Americans love sugar: On average, we eat about 17 teaspoons of added sugar daily in the form of table sugar, honey, syrups, and more.
What is added sugar? It's sugar that isn't naturally occurring in food (like fruit sugars). Sources of added sugar include granulated sugar, brown sugar, and honey. New dietary guidelines suggest we drastically reduce this added sugar intake. Fortunately, there are plenty of naturally sweet foods to flavor recipes.
Heat boosts the sweetness of fruits. Berries, which are in season now and get their rich color from disease-fighting anthocyanins, are great candidates for a quick sauté.
Good for: A syrup stand-in on French toast; a mixer for oatmeal or Greek yogurt
Try it: Coat a medium skillet with 2 tsp grapeseed oil and place over medium-high heat. Add 1 cup berries; cook, stirring often, until soft, 3–4 minutes. Mix berries into cooked oatmeal, along with slivered almonds, flaxseeds, and chia seeds. Top with a dollop of plain Greek yogurt and a dash of nutmeg.

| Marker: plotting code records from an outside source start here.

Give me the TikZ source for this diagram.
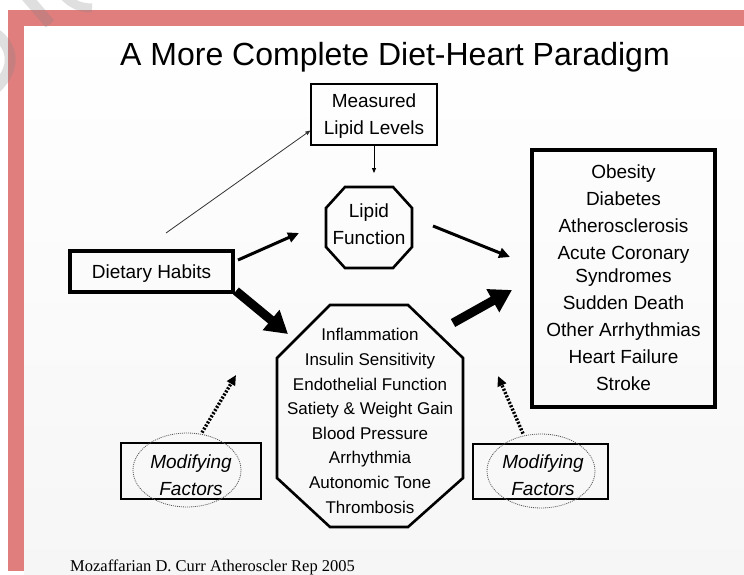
\documentclass[tikz,border=0pt]{standalone}
\usepackage{fontspec}
\setmainfont{Liberation Sans}
\newfontfamily\citefont{Liberation Serif}
\usetikzlibrary{arrows.meta,shapes.geometric}
\definecolor{band}{RGB}{224,126,126}
\begin{document}
\begin{tikzpicture}[x=1pt,y=-1pt,
  body/.style={font=\fontsize{19}{27}\selectfont, align=center, inner sep=0pt},
  box/.style={draw, line width=1.2pt, body},
  heavybox/.style={draw, line width=4pt, body},
  octo/.style={draw, line width=2.6pt, line join=miter},
  thinarr/.style={line width=0.8pt, -{Triangle[length=5pt,width=4pt]}},
  medarr/.style={line width=3pt, -{Triangle[length=11pt,width=10pt]}},
  bigarr/.style={line width=9pt, -{Triangle[length=22pt,width=25pt]}},
  dotarr/.style={line width=3.4pt, dash pattern=on 2pt off 1.6pt, -{Triangle[length=10pt,width=9pt]}},
  dotell/.style={ellipse, draw, gray!70!black, line width=0.8pt, dash pattern=on 1pt off 1pt, minimum width=108pt, minimum height=74pt, inner sep=0pt}
]
\useasboundingbox (0,0) rectangle (744,575);
\fill[white] (0,0) rectangle (744,575);
\shade[top color=white, bottom color=gray!7] (24,26) rectangle (744,575);
\fill[band] (8,10) rectangle (744,26);
\fill[band] (8,26) rectangle (24,571);
% watermark strokes
\draw[gray, opacity=0.25, line width=11pt] (26,-4) -- (50,24);
\draw[gray, opacity=0.25, line width=9pt] (64,-4) .. controls (72,4) and (80,8) .. (92,8);
\draw[gray, opacity=0.25, line width=11pt] (-4,34) .. controls (14,48) and (16,68) .. (-4,88);

% title
\node[font=\fontsize{32}{38}\selectfont, anchor=base, inner sep=0pt] (title) at (395,66) {A More Complete Diet-Heart Paradigm};

% boxes
\node[box, minimum width=126pt, minimum height=61pt] (meas) at (374,114.5) {};
\node[body] (meastext) at (374,116.5) {Measured\\Lipid Levels};
\node[heavybox, minimum width=163pt, minimum height=41pt] (diet) at (151.5,271.5) {};
\node[body] (diettext) at (151.5,274) {Dietary Habits};
\node[heavybox, minimum width=183pt, minimum height=257pt] (out) at (623.5,278.5) {};
\node[body, anchor=base] (outtext) at (623.5,390) {Obesity\\Diabetes\\Atherosclerosis\\Acute Coronary\\[-4pt]Syndromes\\Sudden Death\\Other Arrhythmias\\Heart Failure\\Stroke};

% lipid function octagon
\draw[octo] (345,187) -- (393,187) -- (412,208) -- (412,247) -- (393,268) -- (345,268) -- (326,247) -- (326,208) -- cycle;
\node[body] (lf) at (369,224) {Lipid\\Function};

% mechanisms octagon
\draw[octo] (330,305) -- (408,305) -- (463,358) -- (463,478) -- (408,527) -- (330,527) -- (277,478) -- (277,358) -- cycle;
\node[font=\fontsize{17}{24.6}\selectfont, align=center, inner sep=0pt] (mech) at (370,421) {Inflammation\\Insulin Sensitivity\\Endothelial Function\\Satiety \& Weight Gain\\Blood Pressure\\Arrhythmia\\Autonomic Tone\\Thrombosis};

% modifying factors
\node[draw, line width=1.1pt, minimum width=140pt, minimum height=56pt] (modl) at (191,471) {};
\node[dotell] (elll) at (187,470) {};
\node[body, font=\fontsize{19}{27}\selectfont\itshape] (modltext) at (191,475) {Modifying\\Factors};
\node[draw, line width=1.1pt, minimum width=135pt, minimum height=55pt] (modr) at (540.5,471.5) {};
\node[dotell] (ellr) at (541,471) {};
\node[body, font=\fontsize{19}{27}\selectfont\itshape] (modrtext) at (543,475) {Modifying\\Factors};

% connectors
\coordinate (a1s) at (166,233);
\draw[thinarr, gray!40!black] (a1s) -- ([yshift=-16pt]meas.west);
\coordinate (a2e) at (374,173);
\draw[thinarr] (meas.south) -- (a2e);
\coordinate (a3s) at (238,260); \coordinate (a3e) at (299,233);
\draw[medarr] (a3s) -- (a3e);
\coordinate (a4s) at (433,226); \coordinate (a4e) at (510,257);
\draw[medarr] (a4s) -- (a4e);
\coordinate (a5s) at (236,291); \coordinate (a5e) at (288,334);
\draw[bigarr] (a5s) -- (a5e);
\coordinate (a6s) at (453,323); \coordinate (a6e) at (512,290);
\draw[bigarr] (a6s) -- (a6e);
\coordinate (d1e) at (236,375);
\draw[dotarr] (elll.north) ++(15,0) -- (d1e);
\coordinate (d2e) at (498,376);
\draw[dotarr] (ellr.north) ++(-18,0) -- (d2e);

% citation
\node[font=\citefont\fontsize{16.5}{20}\selectfont, anchor=base west, inner sep=0pt] (cite) at (70,571) {Mozaffarian D. Curr Atheroscler Rep 2005};
\end{tikzpicture}
\end{document}
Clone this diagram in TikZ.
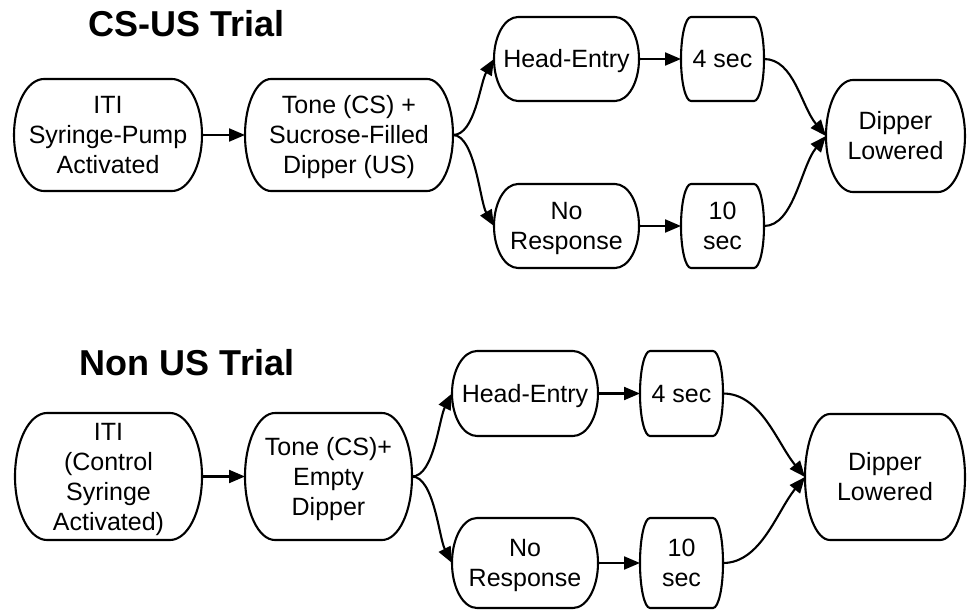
\documentclass[tikz,border=0pt]{standalone}
\usepackage{fontspec}
\setmainfont{Liberation Sans}
\usetikzlibrary{arrows.meta,calc}
\tikzset{
  lbl/.style={inner sep=0pt, outer sep=0pt, align=center, font=\fontsize{25}{30}\selectfont},
  shapeline/.style={line width=2.1pt, line join=round},
  conn/.style={line width=2.1pt, -{Triangle[length=16pt,width=13pt]}},
  ttl/.style={font=\bfseries\fontsize{36}{43}\selectfont, inner sep=0pt, anchor=base},
}
\newcommand\lst{\rule[-6.3pt]{0pt}{30pt}}
\newcommand\termbox[7]{%
  \node[lbl, minimum width=#4pt, minimum height=#5pt] (#1) at (#2,-#3) {\lst#7\lst};
  \draw[shapeline] ($(#1.north west)+(#6,0)$) -- ($(#1.north east)+(-#6,0)$)
    arc[start angle=90, end angle=-90, x radius=#6, y radius=#5/2]
    -- ($(#1.south west)+(#6,0)$)
    arc[start angle=270, end angle=90, x radius=#6, y radius=#5/2] -- cycle;
}
\begin{document}
\begin{tikzpicture}[x=1pt, y=1pt]
\fill[white] (0,0) rectangle (967,-610);
\useasboundingbox (0,0) rectangle (967,-610);

% titles
\node[ttl] (t1) at (186.5,-37) {CS-US Trial};
\node[ttl] (t2) at (187,-375) {Non US Trial};

% CS-US trial
\termbox{iti1}{108}{135}{188}{112}{30}{ITI\\Syringe-Pump\\Activated}
\termbox{tone1}{349}{135}{208}{112}{26}{Tone (CS) +\\Sucrose-Filled\\Dipper (US)}
\termbox{he1}{566.5}{59}{145}{84}{24}{Head-Entry}
\termbox{sa1}{722.5}{59}{83}{84}{10}{4 sec}
\termbox{nr1}{566.5}{226}{145}{84}{24}{No\\Response}
\termbox{sb1}{722.5}{226}{83}{84}{10}{10\\sec}
\termbox{dl1}{895.5}{136}{139}{112}{27}{Dipper\\Lowered}

\draw[conn] (iti1.east) -- (tone1.west);
\draw[conn] (tone1.east) .. controls +(22,0) and +(-14,-24) .. (he1.west);
\draw[conn] (tone1.east) .. controls +(22,0) and +(-14,24) .. (nr1.west);
\draw[conn] (he1.east) -- (sa1.west);
\draw[conn] (nr1.east) -- (sb1.west);
\draw[conn] (sa1.east) .. controls +(30,0) and +(-25,30) .. (dl1.west);
\draw[conn] (sb1.east) .. controls +(30,0) and +(-25,-30) .. (dl1.west);

% Non US trial
\termbox{iti2}{108.5}{476.5}{187}{127}{32}{ITI\\(Control\\Syringe\\Activated)}
\termbox{tone2}{328.5}{476.5}{167}{127}{30}{Tone (CS)+\\Empty\\Dipper}
\termbox{he2}{525}{393.5}{146}{85}{25}{Head-Entry}
\termbox{sa2}{681.5}{393.5}{83}{85}{10}{4 sec}
\termbox{nr2}{525}{563}{146}{90}{25}{No\\Response}
\termbox{sb2}{681.5}{563}{83}{90}{10}{10\\sec}
\termbox{dl2}{885}{477}{160}{126}{25}{Dipper\\Lowered}

\draw[conn] (iti2.east) -- (tone2.west);
\draw[conn] (tone2.east) .. controls +(22,0) and +(-13,-25) .. (he2.west);
\draw[conn] (tone2.east) .. controls +(22,0) and +(-13,25) .. (nr2.west);
\draw[conn] (he2.east) -- (sa2.west);
\draw[conn] (nr2.east) -- (sb2.west);
\draw[conn] (sa2.east) .. controls +(38,0) and +(-28,34) .. (dl2.west);
\draw[conn] (sb2.east) .. controls +(38,0) and +(-28,-34) .. (dl2.west);
\end{tikzpicture}
\end{document}
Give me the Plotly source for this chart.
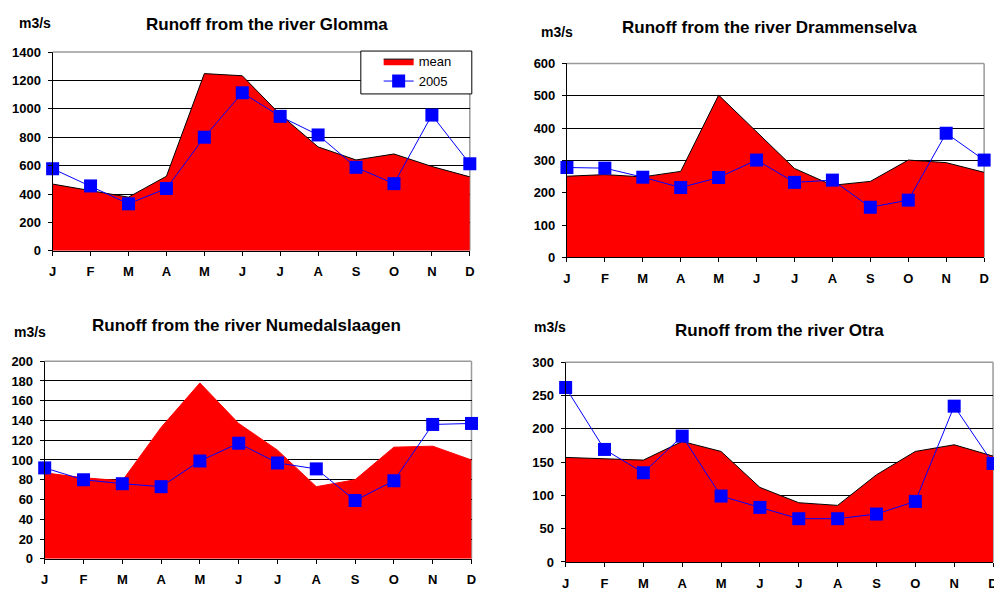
import plotly.graph_objects as go

months = ["J", "F", "M", "A", "M", "J", "J", "A", "S", "O", "N", "D"]

glomma_mean = [470, 425, 378, 525, 1248, 1233, 960, 732, 640, 682, 594, 521]
glomma_2005 = [578, 457, 331, 439, 800, 1113, 947, 816, 588, 473, 956, 613]

dramm_mean = [251, 256, 249, 266, 502, 387, 275, 223, 235, 301, 293, 263]
dramm_2005 = [278, 276, 248, 216, 247, 301, 232, 239, 155, 177, 384, 301]

numed_mean = [87, 82, 79, 133, 178, 137, 110, 73, 80, 113, 114, 100]
numed_2005 = [92, 80, 76, 73, 99, 117, 97, 91, 59, 79, 136, 137]

otra_mean = [157, 155, 153, 181, 166, 112, 89, 85, 131, 166, 176, 159]
otra_2005 = [262, 169, 134, 189, 99, 82, 65, 65, 72, 91, 234, 148]

OFF = 8  # default page body margin
W, H = 1002 - OFF, 596 - OFF
FONT = "Liberation Sans"


def fx(p):
    return (p - OFF) / W


def fy(p):
    return 1 - (p - OFF) / H


panels = [
    dict(title="Runoff from the river Glomma", mean=glomma_mean, y05=glomma_2005,
         ymax=1400, dtick=200, box=(49, 470, 46, 250), tpos=(265, 18), upos=(13, 16),
         outline="black"),
    dict(title="Runoff from the river Drammenselva", mean=dramm_mean, y05=dramm_2005,
         ymax=600, dtick=100, box=(568, 989, 57.7, 256.7), tpos=(772, 21), upos=(540, 25),
         outline="black"),
    dict(title="Runoff from the river Numedalslaagen", mean=numed_mean, y05=numed_2005,
         ymax=200, dtick=20, box=(41, 471.7, 363.3, 566), tpos=(245, 327), upos=(8, 333),
         outline="#FF0000"),
    dict(title="Runoff from the river Otra", mean=otra_mean, y05=otra_2005,
         ymax=300, dtick=50, box=(566.7, 998, 364.3, 569.3), tpos=(783, 332), upos=(533, 328),
         outline="black"),
]

fig = go.Figure()
annotations = []
shapes = []
xvals = list(range(12))

for i, p in enumerate(panels):
    n = "" if i == 0 else str(i + 1)
    xa, ya = "x" + n, "y" + n
    fig.add_trace(go.Scatter(
        x=xvals, y=p["mean"], xaxis=xa, yaxis=ya, name="mean",
        mode="lines", fill="tozeroy", fillcolor="#FF0000",
        line=dict(color=p["outline"], width=1), showlegend=(i == 0),
        hoverinfo="skip"))
    fig.add_trace(go.Scatter(
        x=xvals, y=p["y05"], xaxis=xa, yaxis=ya, name="2005",
        mode="lines+markers", line=dict(color="#0000FF", width=1),
        marker=dict(symbol="square", size=13, color="#0000FF"),
        cliponaxis=False, showlegend=(i == 0)))
    x0, x1, y0, y1 = p["box"]
    fig.update_layout(**{
        "xaxis" + n: dict(domain=[fx(x0), fx(x1)], anchor=ya, range=[0, 11],
                          tickvals=xvals, ticktext=months, ticks="outside", ticklen=4,
                          tickcolor="black", showline=True, linecolor="black",
                          showgrid=False, zeroline=False, fixedrange=True,
                          ticklabelstandoff=5,
                          tickfont=dict(family=FONT, size=13, color="black", weight="bold")),
        "yaxis" + n: dict(domain=[fy(y1), fy(y0)], anchor=xa, range=[0, p["ymax"]],
                          dtick=p["dtick"], ticks="outside", ticklen=4, tickcolor="black",
                          showline=True, linecolor="black", showgrid=True,
                          gridcolor="black", gridwidth=1, zeroline=False, fixedrange=True,
                          ticklabelstandoff=4,
                          tickfont=dict(family=FONT, size=13, color="black", weight="bold")),
    })
    # grey right border (below the traces) and grey top border
    shapes.append(dict(type="line", xref=xa + " domain", yref=ya + " domain",
                       x0=1, x1=1, y0=0, y1=1, line=dict(color="#9a9a9a", width=1.5),
                       layer="below"))
    shapes.append(dict(type="line", xref=xa + " domain", yref=ya + " domain",
                       x0=0, x1=1, y0=1, y1=1, line=dict(color="#9a9a9a", width=1.5),
                       layer="above"))
    annotations.append(dict(text=p["title"], x=fx(p["tpos"][0]), y=fy(p["tpos"][1]),
                            xref="paper", yref="paper", xanchor="center", yanchor="middle",
                            showarrow=False,
                            font=dict(family=FONT, size=17, color="black", weight="bold")))
    annotations.append(dict(text="m3/s", x=fx(p["upos"][0]), y=fy(p["upos"][1]),
                            xref="paper", yref="paper", xanchor="left", yanchor="middle",
                            showarrow=False,
                            font=dict(family=FONT, size=14, color="black", weight="bold")))

# legend frame
shapes.append(dict(type="rect", xref="paper", yref="paper",
                   x0=fx(360), x1=fx(472), y0=fy(89), y1=fy(45),
                   fillcolor="white", line=dict(color="black", width=1), layer="above"))

fig.update_layout(
    width=W, height=H, margin=dict(l=0, r=0, t=0, b=0),
    paper_bgcolor="white", plot_bgcolor="white",
    annotations=annotations, shapes=shapes,
    legend=dict(x=fx(378), y=fy(40), xanchor="left", yanchor="top",
                bgcolor="rgba(0,0,0,0)", borderwidth=0,
                font=dict(family=FONT, size=13, color="black"),
                tracegroupgap=0),
    font=dict(family=FONT),
)

fig.write_html("out.html")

Because fruit is comprised largely of water and sugar, drying concentrates its sugar content, amping up sweetness. Dried dates in particular add a high sweet factor, plus nutrition in the form of fiber—just one Medjool date delivers up to 6 percent of your recommended daily fiber intake.
Good for: A honey substitute in smoothies; blended with almond milk and ice for a healthy shake; a binder in fruit-and-nut bar recipes
Try it: Blend a pitted Medjool date with a frozen banana, almond milk, and cinnamon.
Veggies have natural sugars, too. When onions are cooked over low, slow heat, their complex sugars break down into simpler ones, yielding a slightly sweet flavor. Onions also contain the antioxidant quercetin, which may help lower your risk for certain cancers.
Good for: Topping for a sandwich, baked potato, or pizza; an omelet filling
Try it: Heat ½ tbsp olive oil in a skillet over medium heat. Add ½ sliced onion, cover, and cook until golden, 10 minutes. Increase heat to medium-high, and cook while stirring until onion browns, 5–10 minutes. Fold a few spoonfuls into an omelet with goat cheese.